◆ **WHAT YOU HAVE TO DO**: Exclude the pictures and reproduce the remaining data exactly as written.
★ ★ ★ ★ ★ ★ ★
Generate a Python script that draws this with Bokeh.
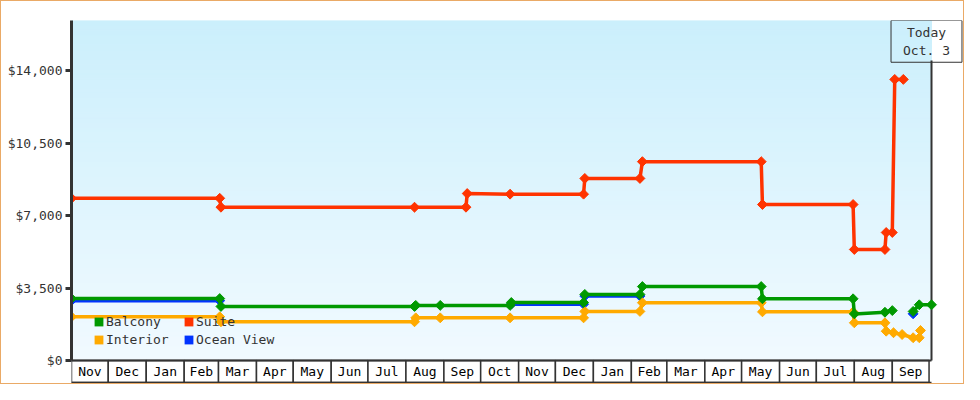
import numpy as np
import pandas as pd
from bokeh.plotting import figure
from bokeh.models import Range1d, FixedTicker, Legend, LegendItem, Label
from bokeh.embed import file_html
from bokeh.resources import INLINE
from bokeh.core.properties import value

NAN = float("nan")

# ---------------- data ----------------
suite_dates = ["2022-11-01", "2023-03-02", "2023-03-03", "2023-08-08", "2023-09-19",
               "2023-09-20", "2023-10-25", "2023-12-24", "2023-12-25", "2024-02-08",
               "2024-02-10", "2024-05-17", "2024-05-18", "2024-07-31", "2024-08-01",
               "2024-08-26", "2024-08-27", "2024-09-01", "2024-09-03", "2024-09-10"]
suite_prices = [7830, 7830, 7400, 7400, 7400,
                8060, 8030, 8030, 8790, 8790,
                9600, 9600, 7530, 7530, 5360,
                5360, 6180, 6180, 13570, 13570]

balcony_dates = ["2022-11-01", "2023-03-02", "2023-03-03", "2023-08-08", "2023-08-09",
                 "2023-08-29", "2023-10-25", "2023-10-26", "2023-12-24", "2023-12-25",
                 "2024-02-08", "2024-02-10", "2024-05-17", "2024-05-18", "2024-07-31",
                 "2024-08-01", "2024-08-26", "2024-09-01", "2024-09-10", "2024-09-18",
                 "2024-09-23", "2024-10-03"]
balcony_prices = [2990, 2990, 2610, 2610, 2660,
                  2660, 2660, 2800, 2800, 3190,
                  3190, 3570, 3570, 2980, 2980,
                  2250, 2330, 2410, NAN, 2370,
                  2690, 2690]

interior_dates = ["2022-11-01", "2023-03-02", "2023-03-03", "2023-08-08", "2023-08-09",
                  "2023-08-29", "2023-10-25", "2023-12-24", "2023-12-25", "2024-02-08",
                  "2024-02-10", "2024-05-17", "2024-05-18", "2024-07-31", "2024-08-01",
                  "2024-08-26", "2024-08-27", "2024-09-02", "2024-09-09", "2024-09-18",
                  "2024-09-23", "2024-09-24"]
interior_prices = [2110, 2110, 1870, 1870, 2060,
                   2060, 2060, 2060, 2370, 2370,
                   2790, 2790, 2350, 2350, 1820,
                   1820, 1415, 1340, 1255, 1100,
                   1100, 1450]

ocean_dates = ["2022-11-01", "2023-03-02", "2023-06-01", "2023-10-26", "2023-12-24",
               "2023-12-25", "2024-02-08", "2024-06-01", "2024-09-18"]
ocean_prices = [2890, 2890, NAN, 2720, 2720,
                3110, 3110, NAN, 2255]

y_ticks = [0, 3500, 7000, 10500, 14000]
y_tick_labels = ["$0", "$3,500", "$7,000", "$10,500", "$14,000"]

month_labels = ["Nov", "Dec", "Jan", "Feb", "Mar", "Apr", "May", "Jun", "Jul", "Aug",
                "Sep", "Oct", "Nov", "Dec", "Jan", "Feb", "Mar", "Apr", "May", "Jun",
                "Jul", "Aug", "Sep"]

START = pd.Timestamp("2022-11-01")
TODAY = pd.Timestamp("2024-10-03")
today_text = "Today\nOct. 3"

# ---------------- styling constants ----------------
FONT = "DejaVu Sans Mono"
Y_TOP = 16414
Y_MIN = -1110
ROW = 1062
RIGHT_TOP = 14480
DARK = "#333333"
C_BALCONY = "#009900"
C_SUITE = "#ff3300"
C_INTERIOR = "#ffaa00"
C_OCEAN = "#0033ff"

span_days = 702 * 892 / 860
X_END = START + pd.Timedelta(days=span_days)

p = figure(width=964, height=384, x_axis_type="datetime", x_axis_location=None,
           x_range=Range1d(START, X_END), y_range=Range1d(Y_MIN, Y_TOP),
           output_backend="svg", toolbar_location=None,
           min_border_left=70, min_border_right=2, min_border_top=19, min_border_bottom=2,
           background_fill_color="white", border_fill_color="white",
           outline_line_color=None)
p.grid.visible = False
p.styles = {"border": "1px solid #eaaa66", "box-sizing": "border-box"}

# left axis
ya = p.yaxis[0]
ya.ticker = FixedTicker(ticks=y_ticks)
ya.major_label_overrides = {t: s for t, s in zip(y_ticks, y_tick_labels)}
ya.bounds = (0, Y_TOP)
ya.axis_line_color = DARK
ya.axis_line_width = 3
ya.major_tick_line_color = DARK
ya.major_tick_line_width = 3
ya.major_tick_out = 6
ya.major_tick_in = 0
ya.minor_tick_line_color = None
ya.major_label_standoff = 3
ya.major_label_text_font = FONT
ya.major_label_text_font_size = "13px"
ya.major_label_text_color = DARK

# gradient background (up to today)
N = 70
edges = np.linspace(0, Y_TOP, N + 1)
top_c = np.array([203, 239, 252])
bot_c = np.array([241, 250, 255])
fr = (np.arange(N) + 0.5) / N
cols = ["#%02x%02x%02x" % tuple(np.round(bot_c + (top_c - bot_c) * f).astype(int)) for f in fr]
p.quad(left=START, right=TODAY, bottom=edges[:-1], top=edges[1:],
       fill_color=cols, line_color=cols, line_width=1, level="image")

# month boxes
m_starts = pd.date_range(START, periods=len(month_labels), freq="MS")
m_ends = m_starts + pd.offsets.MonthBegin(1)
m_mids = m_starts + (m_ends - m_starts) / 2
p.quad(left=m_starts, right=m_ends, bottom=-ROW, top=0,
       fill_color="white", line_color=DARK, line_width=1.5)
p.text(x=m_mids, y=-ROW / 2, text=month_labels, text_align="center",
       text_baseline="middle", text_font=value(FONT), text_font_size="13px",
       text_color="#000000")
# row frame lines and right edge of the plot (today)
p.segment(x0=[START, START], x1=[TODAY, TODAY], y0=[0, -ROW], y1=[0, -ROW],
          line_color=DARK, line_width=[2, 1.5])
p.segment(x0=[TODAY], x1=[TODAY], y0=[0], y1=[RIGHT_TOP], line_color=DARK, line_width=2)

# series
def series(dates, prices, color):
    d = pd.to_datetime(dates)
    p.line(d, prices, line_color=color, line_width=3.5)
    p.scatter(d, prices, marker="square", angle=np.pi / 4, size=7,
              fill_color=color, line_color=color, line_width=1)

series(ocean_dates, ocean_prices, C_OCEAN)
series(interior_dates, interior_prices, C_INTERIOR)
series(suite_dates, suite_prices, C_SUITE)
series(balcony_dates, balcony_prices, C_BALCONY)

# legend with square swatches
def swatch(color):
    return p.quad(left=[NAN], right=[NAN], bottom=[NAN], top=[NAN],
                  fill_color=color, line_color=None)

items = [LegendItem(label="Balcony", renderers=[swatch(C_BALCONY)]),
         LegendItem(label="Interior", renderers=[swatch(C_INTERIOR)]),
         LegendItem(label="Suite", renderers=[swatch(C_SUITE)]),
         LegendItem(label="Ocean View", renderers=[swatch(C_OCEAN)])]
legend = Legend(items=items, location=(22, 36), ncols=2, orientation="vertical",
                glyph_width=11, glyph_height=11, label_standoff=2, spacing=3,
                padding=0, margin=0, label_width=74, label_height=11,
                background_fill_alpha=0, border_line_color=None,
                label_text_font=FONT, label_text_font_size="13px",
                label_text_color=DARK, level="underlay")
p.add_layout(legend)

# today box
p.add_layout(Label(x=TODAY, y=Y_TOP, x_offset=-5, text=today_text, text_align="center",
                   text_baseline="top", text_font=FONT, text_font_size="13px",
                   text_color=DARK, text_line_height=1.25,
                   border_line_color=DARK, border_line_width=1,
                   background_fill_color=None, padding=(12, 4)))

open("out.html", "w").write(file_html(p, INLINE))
★ ★ ★ ★ ★ ★ ★
◆ **FULL RESPONSE**:
Generate a Python script that draws this with Bokeh.
import numpy as np
import pandas as pd
from bokeh.plotting import figure
from bokeh.models import Range1d, FixedTicker, Legend, LegendItem, Label
from bokeh.embed import file_html
from bokeh.resources import INLINE
from bokeh.core.properties import value

NAN = float("nan")

# ---------------- data ----------------
suite_dates = ["2022-11-01", "2023-03-02", "2023-03-03", "2023-08-08", "2023-09-19",
               "2023-09-20", "2023-10-25", "2023-12-24", "2023-12-25", "2024-02-08",
               "2024-02-10", "2024-05-17", "2024-05-18", "2024-07-31", "2024-08-01",
               "2024-08-26", "2024-08-27", "2024-09-01", "2024-09-03", "2024-09-10"]
suite_prices = [7830, 7830, 7400, 7400, 7400,
                8060, 8030, 8030, 8790, 8790,
                9600, 9600, 7530, 7530, 5360,
                5360, 6180, 6180, 13570, 13570]

balcony_dates = ["2022-11-01", "2023-03-02", "2023-03-03", "2023-08-08", "2023-08-09",
                 "2023-08-29", "2023-10-25", "2023-10-26", "2023-12-24", "2023-12-25",
                 "2024-02-08", "2024-02-10", "2024-05-17", "2024-05-18", "2024-07-31",
                 "2024-08-01", "2024-08-26", "2024-09-01", "2024-09-10", "2024-09-18",
                 "2024-09-23", "2024-10-03"]
balcony_prices = [2990, 2990, 2610, 2610, 2660,
                  2660, 2660, 2800, 2800, 3190,
                  3190, 3570, 3570, 2980, 2980,
                  2250, 2330, 2410, NAN, 2370,
                  2690, 2690]

interior_dates = ["2022-11-01", "2023-03-02", "2023-03-03", "2023-08-08", "2023-08-09",
                  "2023-08-29", "2023-10-25", "2023-12-24", "2023-12-25", "2024-02-08",
                  "2024-02-10", "2024-05-17", "2024-05-18", "2024-07-31", "2024-08-01",
                  "2024-08-26", "2024-08-27", "2024-09-02", "2024-09-09", "2024-09-18",
                  "2024-09-23", "2024-09-24"]
interior_prices = [2110, 2110, 1870, 1870, 2060,
                   2060, 2060, 2060, 2370, 2370,
                   2790, 2790, 2350, 2350, 1820,
                   1820, 1415, 1340, 1255, 1100,
                   1100, 1450]

ocean_dates = ["2022-11-01", "2023-03-02", "2023-06-01", "2023-10-26", "2023-12-24",
               "2023-12-25", "2024-02-08", "2024-06-01", "2024-09-18"]
ocean_prices = [2890, 2890, NAN, 2720, 2720,
                3110, 3110, NAN, 2255]

y_ticks = [0, 3500, 7000, 10500, 14000]
y_tick_labels = ["$0", "$3,500", "$7,000", "$10,500", "$14,000"]

month_labels = ["Nov", "Dec", "Jan", "Feb", "Mar", "Apr", "May", "Jun", "Jul", "Aug",
                "Sep", "Oct", "Nov", "Dec", "Jan", "Feb", "Mar", "Apr", "May", "Jun",
                "Jul", "Aug", "Sep"]

START = pd.Timestamp("2022-11-01")
TODAY = pd.Timestamp("2024-10-03")
today_text = "Today\nOct. 3"

# ---------------- styling constants ----------------
FONT = "DejaVu Sans Mono"
Y_TOP = 16414
Y_MIN = -1110
ROW = 1062
RIGHT_TOP = 14480
DARK = "#333333"
C_BALCONY = "#009900"
C_SUITE = "#ff3300"
C_INTERIOR = "#ffaa00"
C_OCEAN = "#0033ff"

span_days = 702 * 892 / 860
X_END = START + pd.Timedelta(days=span_days)

p = figure(width=964, height=384, x_axis_type="datetime", x_axis_location=None,
           x_range=Range1d(START, X_END), y_range=Range1d(Y_MIN, Y_TOP),
           output_backend="svg", toolbar_location=None,
           min_border_left=70, min_border_right=2, min_border_top=19, min_border_bottom=2,
           background_fill_color="white", border_fill_color="white",
           outline_line_color=None)
p.grid.visible = False
p.styles = {"border": "1px solid #eaaa66", "box-sizing": "border-box"}

# left axis
ya = p.yaxis[0]
ya.ticker = FixedTicker(ticks=y_ticks)
ya.major_label_overrides = {t: s for t, s in zip(y_ticks, y_tick_labels)}
ya.bounds = (0, Y_TOP)
ya.axis_line_color = DARK
ya.axis_line_width = 3
ya.major_tick_line_color = DARK
ya.major_tick_line_width = 3
ya.major_tick_out = 6
ya.major_tick_in = 0
ya.minor_tick_line_color = None
ya.major_label_standoff = 3
ya.major_label_text_font = FONT
ya.major_label_text_font_size = "13px"
ya.major_label_text_color = DARK

# gradient background (up to today)
N = 70
edges = np.linspace(0, Y_TOP, N + 1)
top_c = np.array([203, 239, 252])
bot_c = np.array([241, 250, 255])
fr = (np.arange(N) + 0.5) / N
cols = ["#%02x%02x%02x" % tuple(np.round(bot_c + (top_c - bot_c) * f).astype(int)) for f in fr]
p.quad(left=START, right=TODAY, bottom=edges[:-1], top=edges[1:],
       fill_color=cols, line_color=cols, line_width=1, level="image")

# month boxes
m_starts = pd.date_range(START, periods=len(month_labels), freq="MS")
m_ends = m_starts + pd.offsets.MonthBegin(1)
m_mids = m_starts + (m_ends - m_starts) / 2
p.quad(left=m_starts, right=m_ends, bottom=-ROW, top=0,
       fill_color="white", line_color=DARK, line_width=1.5)
p.text(x=m_mids, y=-ROW / 2, text=month_labels, text_align="center",
       text_baseline="middle", text_font=value(FONT), text_font_size="13px",
       text_color="#000000")
# row frame lines and right edge of the plot (today)
p.segment(x0=[START, START], x1=[TODAY, TODAY], y0=[0, -ROW], y1=[0, -ROW],
          line_color=DARK, line_width=[2, 1.5])
p.segment(x0=[TODAY], x1=[TODAY], y0=[0], y1=[RIGHT_TOP], line_color=DARK, line_width=2)

# series
def series(dates, prices, color):
    d = pd.to_datetime(dates)
    p.line(d, prices, line_color=color, line_width=3.5)
    p.scatter(d, prices, marker="square", angle=np.pi / 4, size=7,
              fill_color=color, line_color=color, line_width=1)

series(ocean_dates, ocean_prices, C_OCEAN)
series(interior_dates, interior_prices, C_INTERIOR)
series(suite_dates, suite_prices, C_SUITE)
series(balcony_dates, balcony_prices, C_BALCONY)

# legend with square swatches
def swatch(color):
    return p.quad(left=[NAN], right=[NAN], bottom=[NAN], top=[NAN],
                  fill_color=color, line_color=None)

items = [LegendItem(label="Balcony", renderers=[swatch(C_BALCONY)]),
         LegendItem(label="Interior", renderers=[swatch(C_INTERIOR)]),
         LegendItem(label="Suite", renderers=[swatch(C_SUITE)]),
         LegendItem(label="Ocean View", renderers=[swatch(C_OCEAN)])]
legend = Legend(items=items, location=(22, 36), ncols=2, orientation="vertical",
                glyph_width=11, glyph_height=11, label_standoff=2, spacing=3,
                padding=0, margin=0, label_width=74, label_height=11,
                background_fill_alpha=0, border_line_color=None,
                label_text_font=FONT, label_text_font_size="13px",
                label_text_color=DARK, level="underlay")
p.add_layout(legend)

# today box
p.add_layout(Label(x=TODAY, y=Y_TOP, x_offset=-5, text=today_text, text_align="center",
                   text_baseline="top", text_font=FONT, text_font_size="13px",
                   text_color=DARK, text_line_height=1.25,
                   border_line_color=DARK, border_line_width=1,
                   background_fill_color=None, padding=(12, 4)))

open("out.html", "w").write(file_html(p, INLINE))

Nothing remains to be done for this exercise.